At least British Airways flies jets today, and so understands many of the complexities of acquiring a fleet of A380s. These are known complexities. When the United States Border Patrol acquires a new surveillance system, there are not only many complex effects, but some of these effects are unknown. How should Border Patrol change their staffing: what skills do they need more and what less? How should Border Patrol change their training? How will drug trafficking organizations adapt their tactics to the new surveillance, and hence what should Border Patrol do differently to adapt to those new tactics?
Finally, big sales often fail to launch. Safeway does not worry about customers entering their stores, filling their shopping carts with groceries, and then changing their minds and leaving without making a purchase. But it is common for a big company or a government to spend years planning a big procurement, to decide on the vendor, to negotiate a deal, and then before signing the final agreement, to decide not to purchase anything after all. The big procurement is judged to be too risky: better to not launch now.
Simulations are useful for purchasing organizations. With a simulation WMATA personnel could explore different strategies of subway construction. Should the eight new stations be opened all at once, or should one station be opened at a time, as they are built? Which routes should be underground and which above ground? When should roads be closed to permit construction, and which roads? What roads should be rerouted for the subway, and when?
Simulations can provide cost estimates for the different WMATA alternatives. But just as important as cost estimates are nonfinancial results. How much inconvenience and traffic delays does the subway construction incur on the driving public? How popular is the resulting infrastructure? What is the impact—positive and negative—on the surrounding retail?

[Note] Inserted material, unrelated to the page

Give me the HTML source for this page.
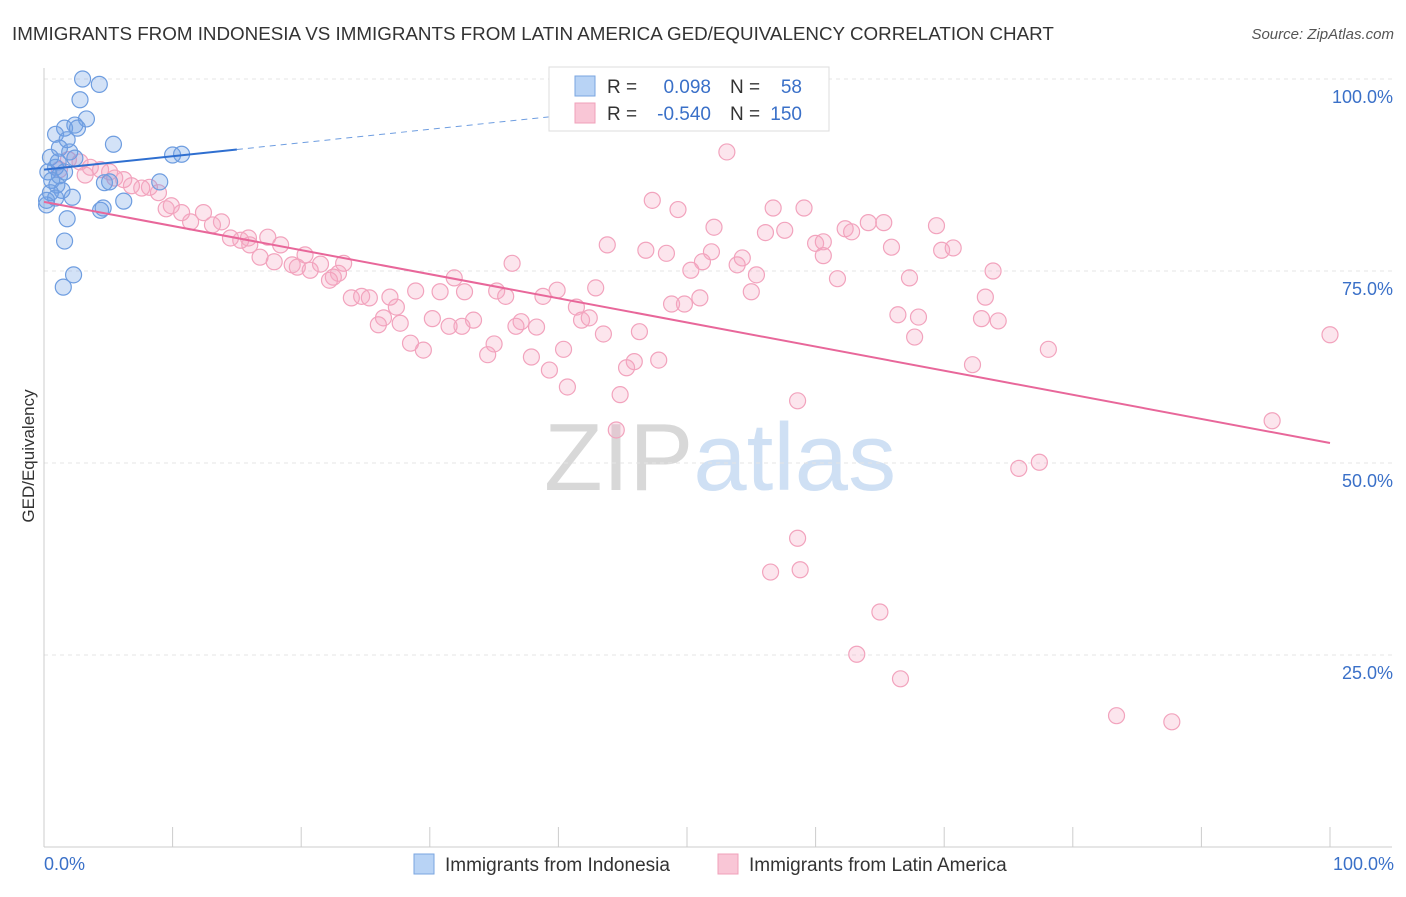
<!DOCTYPE html>
<html><head><meta charset="utf-8"><style>
body{margin:0;background:#fff;font-family:"Liberation Sans",sans-serif;}
svg text{font-family:"Liberation Sans",sans-serif;}
</style></head><body>
<svg id="chart" width="1406" height="892" xmlns="http://www.w3.org/2000/svg">
<text x="12" y="40" font-size="18.8" fill="#333">IMMIGRANTS FROM INDONESIA VS IMMIGRANTS FROM LATIN AMERICA GED/EQUIVALENCY CORRELATION CHART</text>
<text x="1394" y="39" font-size="15" fill="#555" text-anchor="end" font-style="italic">Source: ZipAtlas.com</text>
<text x="720" y="490" font-size="96" text-anchor="middle" fill="#ddd" font-family="Liberation Serif"><tspan fill="#d8d8d8">ZIP</tspan><tspan fill="#cfe0f4" font-family="Liberation Sans">atlas</tspan></text>
<text transform="translate(34,456) rotate(-90)" font-size="17" fill="#333" text-anchor="middle">GED/Equivalency</text>
<g id="grid"></g><g id="ticks"></g><g id="pts"></g><g id="trend"></g>
<g>
<rect x="549" y="67" width="280" height="64" fill="#fff" stroke="#ddd"/>
<rect x="575" y="76" width="20" height="20" fill="#b8d3f5" stroke="#7aa6e0"/>
<rect x="575" y="103" width="20" height="20" fill="#f9c6d6" stroke="#f0a0ba"/>
<text x="607" y="93" font-size="19" fill="#333">R =</text>
<text x="711" y="93" font-size="19" fill="#3a70c8" text-anchor="end">0.098</text>
<text x="730" y="93" font-size="19" fill="#333">N =</text>
<text x="802" y="93" font-size="19" fill="#3a70c8" text-anchor="end">58</text>
<text x="607" y="120" font-size="19" fill="#333">R =</text>
<text x="711" y="120" font-size="19" fill="#3a70c8" text-anchor="end">-0.540</text>
<text x="730" y="120" font-size="19" fill="#333">N =</text>
<text x="802" y="120" font-size="19" fill="#3a70c8" text-anchor="end">150</text>
</g>
<g>
<rect x="414" y="854" width="20" height="20" fill="#b8d3f5" stroke="#7aa6e0"/>
<text x="445" y="871" font-size="19" fill="#333">Immigrants from Indonesia</text>
<rect x="718" y="854" width="20" height="20" fill="#f9c6d6" stroke="#f0a0ba"/>
<text x="749" y="871" font-size="19" fill="#333">Immigrants from Latin America</text>
</g>
</svg>
<script>
const yTicks=[100,75,50,25];
const yTickLabels=["100.0%","75.0%","50.0%","25.0%"];
const xTicks=[0,10,20,30,40,50,60,70,80,90,100];
const blueX=[3.0,4.3,2.8,3.3,2.4,1.6,0.9,2.6,5.4,1.8,1.2,2.0,0.5,2.4,10.0,10.7,0.9,0.3,1.2,0.6,1.0,1.4,0.5,0.9,2.2,0.2,4.7,5.1,9.0,6.2,4.4,4.6,1.8,1.6,2.3,1.5,0.2,1.1,1.6];
const blueY=[100,99.3,97.3,94.8,94.0,93.6,92.8,93.6,91.5,92.1,91.0,90.5,89.8,89.7,90.1,90.2,88.5,87.9,87.4,86.8,86.2,85.5,85.2,84.5,84.6,83.6,86.5,86.6,86.6,84.1,82.9,83.2,81.8,78.9,74.5,72.9,84.2,89.2,87.9];
const pinkX=[53.1,47.3,49.3,52.1,56.7,59.1,56.1,57.6,43.8,46.8,48.4,51.9,54.3,51.2,50.3,53.9,55.4,60.0,60.6,60.6,62.3,62.8,64.1,65.3,65.9,69.4,69.8,70.7,67.3,61.7,55.0,51.0,49.8,48.8,42.9,39.9,38.8,41.4,41.8,42.4,43.5,46.3,45.9,45.3,47.8,44.8,44.5,40.7,39.3,40.4,37.9,38.3,37.1,36.7,35.0,34.5,33.4,32.5,31.5,30.2,29.5,28.5,27.7,26.4,26.0,27.4,26.9,28.9,30.8,32.7,31.9,35.2,35.9,36.4,23.3,22.9,22.5,22.2,23.9,24.7,25.3,21.5,20.3,20.7,19.3,19.7,17.9,16.8,16.0,15.3,14.5,18.4,17.4,15.9,13.8,13.1,12.4,11.4,10.7,9.5,9.9,8.9,8.2,7.6,6.8,6.2,5.1,4.4,3.6,2.8,1.9,1.2,3.2,5.5,58.6,58.6,56.5,58.8,65.0,63.2,66.6,83.4,87.7,75.8,77.4,95.5,100,78.1,72.2,73.8,73.2,72.9,74.2,67.7,66.4,68.0];
const pinkY=[90.5,84.2,83.0,80.7,83.2,83.2,80.0,80.3,78.4,77.7,77.3,77.5,76.7,76.2,75.1,75.8,74.5,78.6,78.8,77.0,80.5,80.1,81.3,81.3,78.1,80.9,77.7,78.0,74.1,74.0,72.3,71.5,70.7,70.7,72.8,72.5,71.7,70.3,68.6,68.9,66.8,67.1,63.2,62.4,63.4,58.9,54.3,59.9,62.1,64.8,63.8,67.7,68.4,67.8,65.5,64.1,68.6,67.8,67.8,68.8,64.7,65.6,68.2,68.9,68.0,70.3,71.6,72.4,72.3,72.3,74.1,72.4,71.7,76.0,76.0,74.7,74.2,73.8,71.5,71.7,71.5,75.9,77.1,75.1,75.8,75.5,76.2,76.8,78.4,79.0,79.3,78.4,79.4,79.3,81.4,81.0,82.6,81.4,82.6,83.1,83.5,85.2,85.9,85.8,86.1,86.9,87.9,88.2,88.5,89.2,89.5,88.2,87.5,87.1,58.1,40.2,35.8,36.1,30.6,25.1,21.9,17.1,16.3,49.3,50.1,55.5,66.7,64.8,62.8,75.0,71.6,68.8,68.5,66.4,69.3,69.0];
const pinkTrend=[84.0,52.6];
const blueTrend=[88.2,0.175];
const blueSolidEnd=15, blueDashEnd=40;

const NS="http://www.w3.org/2000/svg";
const X=v=>44+v*12.86, Y=v=>847-v*7.68;
function mk(t,a,p){const e=document.createElementNS(NS,t);for(const k in a)e.setAttribute(k,a[k]);p.appendChild(e);return e;}
const grid=document.getElementById('grid'),ticks=document.getElementById('ticks'),pts=document.getElementById('pts'),tr=document.getElementById('trend');
yTicks.forEach((v,i)=>{
 const l=mk('line',{x1:44,x2:1392,y1:Y(v),y2:Y(v),stroke:'#e4e4e4','stroke-dasharray':'4,4'},grid);
 
 
 const t=mk('text',{x:1393,y:Y(v)+24,'font-size':18,fill:'#3a70c8','text-anchor':'end'},ticks);
 t.textContent=yTickLabels[i];
 
 
});
const ax=mk('line',{x1:44,x2:44,y1:68,y2:847,stroke:'#ccc'},grid);


const bx=mk('line',{x1:44,x2:1392,y1:847,y2:847,stroke:'#ccc'},grid);


xTicks.forEach(v=>{
 const l=mk('line',{x1:X(v),x2:X(v),y1:827,y2:847,stroke:'#ccc'},grid);
 
 
});
[[0,"0.0%","start",44],[100,"100.0%","end",1394]].forEach(a=>{
 const t=mk('text',{x:a[3],y:870,'font-size':18,fill:'#3a70c8','text-anchor':a[2]},ticks);
 t.textContent=a[1];
 
 
});
pinkX.forEach((v,i)=>{
 const c=mk('circle',{cx:X(v),cy:Y(pinkY[i]),r:8,fill:'rgba(246,170,196,0.3)',stroke:'#f2a3bd','stroke-width':1.2},pts);
 
 
});
blueX.forEach((v,i)=>{
 const c=mk('circle',{cx:X(v),cy:Y(blueY[i]),r:8,fill:'rgba(110,160,230,0.3)',stroke:'#6e9de0','stroke-width':1.2},pts);
 
 
});
const pl=mk('line',{x1:X(0),y1:Y(pinkTrend[0]),x2:X(100),y2:Y(pinkTrend[1]),stroke:'#e8679a','stroke-width':2},tr);


const bl=mk('line',{x1:X(0),y1:Y(blueTrend[0]),x2:X(blueSolidEnd),y2:Y(blueTrend[0]+blueTrend[1]*blueSolidEnd),stroke:'#2f6fd0','stroke-width':2},tr);


const bd=mk('line',{x1:X(blueSolidEnd),y1:Y(blueTrend[0]+blueTrend[1]*blueSolidEnd),x2:X(blueDashEnd),y2:Y(blueTrend[0]+blueTrend[1]*blueDashEnd),stroke:'#6e9de0','stroke-width':1,'stroke-dasharray':'6,5'},tr);


</script>
</body></html>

Simulations conquer complexity, allowing people in a procuring organization to better understand their options. Simulations are also uniquely useful for helping a group of stakeholders reach as decision. As Ron Zahavi and I describe in our book, simulation models can be used in a model-based workshop, allowing all the stakeholders to collectively arrive at a decdision. Ideas can be tried, and results can be shared.
Finally simulations lower the risk of a major procurement, both the actual risks and the perceived risks. Working with a simulation leads to a better understanding of the consequences of the purchase. Better understanding means lower risk.

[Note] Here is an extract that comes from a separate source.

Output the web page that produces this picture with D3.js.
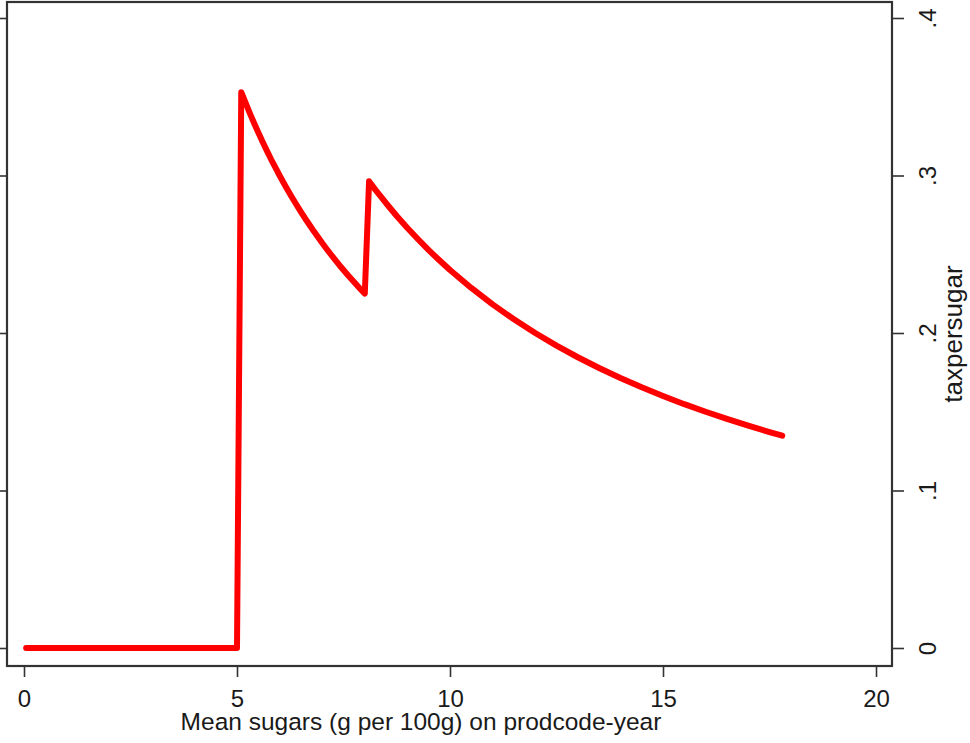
<!DOCTYPE html>
<html>
<head>
<meta charset="utf-8">
<script src="https://cdn.jsdelivr.net/npm/d3@7"></script>
<style>
  html, body { margin: 0; padding: 0; background: #fff; }
  svg { display: block; font-family: "Liberation Sans", Arial, sans-serif; }
</style>
</head>
<body>
<svg id="chart" width="970" height="743"></svg>
<script>
// Data
const sugars = [0.05, 5.0,
  5.1, 5.2, 5.3, 5.4, 5.5, 5.6, 5.7, 5.8, 5.9, 6.0, 6.1, 6.2, 6.3, 6.4, 6.5, 6.6, 6.7, 6.8, 6.9,
  7.0, 7.1, 7.2, 7.3, 7.4, 7.5, 7.6, 7.7, 7.8, 7.9, 8.0,
  8.1, 8.25, 8.5, 8.75, 9.0, 9.25, 9.5, 9.75, 10.0, 10.5, 11.0, 11.5, 12.0, 12.5, 13.0, 13.5,
  14.0, 14.5, 15.0, 15.5, 16.0, 16.5, 17.0, 17.5, 17.8];
const taxpersugar = [0, 0,
  0.3529, 0.3462, 0.3396, 0.3333, 0.3273, 0.3214, 0.3158, 0.3103, 0.3051, 0.3000, 0.2951, 0.2903,
  0.2857, 0.2813, 0.2769, 0.2727, 0.2687, 0.2647, 0.2609,
  0.2571, 0.2535, 0.2500, 0.2466, 0.2432, 0.2400, 0.2368, 0.2338, 0.2308, 0.2278, 0.2250,
  0.2963, 0.2909, 0.2824, 0.2743, 0.2667, 0.2595, 0.2526, 0.2462, 0.2400, 0.2286, 0.2182, 0.2087,
  0.2000, 0.1920, 0.1846, 0.1778, 0.1714, 0.1655, 0.1600, 0.1548, 0.1500, 0.1455, 0.1412, 0.1371, 0.1348];
const xTicks = [0, 5, 10, 15, 20];
const xTickLabels = ["0", "5", "10", "15", "20"];
const yTicks = [0, 0.1, 0.2, 0.3, 0.4];
const yTickLabels = ["0", ".1", ".2", ".3", ".4"];
const xTitle = "Mean sugars (g per 100g) on prodcode-year";
const yTitle = "taxpersugar";

const svg = d3.select("#chart");
const frame = {left: 7, right: 892, top: 2, bottom: 666};
const x = d3.scaleLinear().domain([0, 20]).range([24, 876]);
const y = d3.scaleLinear().domain([0, 0.4]).range([648, 18]);
const axisColor = "#333";
const textColor = "#1a1a1a";

// Bottom axis
const gx = svg.append("g").attr("transform", `translate(0,${frame.bottom})`)
  .call(d3.axisBottom(x).tickValues(xTicks).tickFormat((d, i) => xTickLabels[i]).tickSize(11).tickSizeOuter(0));
gx.select(".domain").remove();
gx.selectAll(".tick line").attr("stroke", axisColor).attr("stroke-width", 1.6);
gx.selectAll(".tick text").attr("y", 41).attr("dy", 0)
  .attr("font-size", 24).attr("fill", textColor).attr("font-family", "Liberation Sans, Arial, sans-serif");

// Left axis (ticks only)
const gl = svg.append("g").attr("transform", `translate(${frame.left},0)`)
  .call(d3.axisLeft(y).tickValues(yTicks).tickFormat("").tickSize(8).tickSizeOuter(0));
gl.select(".domain").remove();
gl.selectAll(".tick line").attr("stroke", axisColor).attr("stroke-width", 1.6);

// Right axis
const gr = svg.append("g").attr("transform", `translate(${frame.right},0)`)
  .call(d3.axisRight(y).tickValues(yTicks).tickFormat((d, i) => yTickLabels[i]).tickSize(12).tickSizeOuter(0));
gr.select(".domain").remove();
gr.selectAll(".tick line").attr("stroke", axisColor).attr("stroke-width", 1.6);
gr.selectAll(".tick text")
  .attr("x", null).attr("dy", null)
  .attr("transform", "translate(44,0) rotate(-90)")
  .attr("text-anchor", "middle")
  .attr("font-size", 24).attr("fill", textColor).attr("font-family", "Liberation Sans, Arial, sans-serif");

// Frame
svg.append("rect")
  .attr("x", frame.left).attr("y", frame.top)
  .attr("width", frame.right - frame.left).attr("height", frame.bottom - frame.top)
  .attr("fill", "none").attr("stroke", axisColor).attr("stroke-width", 2.2);

// Line
const pts = sugars.map((s, i) => [s, taxpersugar[i]]);
svg.append("path")
  .datum(pts)
  .attr("fill", "none")
  .attr("stroke", "#ff0000")
  .attr("stroke-width", 6)
  .attr("stroke-linejoin", "round")
  .attr("stroke-linecap", "round")
  .attr("d", d3.line().x(d => x(d[0])).y(d => y(d[1])));

// Titles
svg.append("text")
  .attr("x", 421).attr("y", 730)
  .attr("text-anchor", "middle")
  .attr("font-size", 24.5).attr("fill", textColor)
  .text(xTitle);

svg.append("text")
  .attr("transform", "translate(962,334) rotate(-90)")
  .attr("text-anchor", "middle")
  .attr("font-size", 26).attr("fill", textColor)
  .text(yTitle);
</script>
</body>
</html>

Simulations are useful for procuring organizations but today they are rarely built for this purpose. Procuring organizations do not spend the time and money to create a simulation around their major procurements. Who has the time and money?
Sellers do. Sellers have the time and money to create procurement-oriented sims. Sellers know their products, the alternatives for the customers, and the tradeoffs involved. Sellers know their clients, and understand the details of the clients’ problems. And sellers have the motivation, to reduce the likelihood of a failure to launch.
We call this model visioning, creating simulation models for big sales. Model visioning sims help customers understand the ramifications of major procurements. Model visioning sims increase the likelihood that a customer will act. Model visioning sims increase the likelihood that a customer will make the right decisions.
I work in big sales, creating model visioning sims.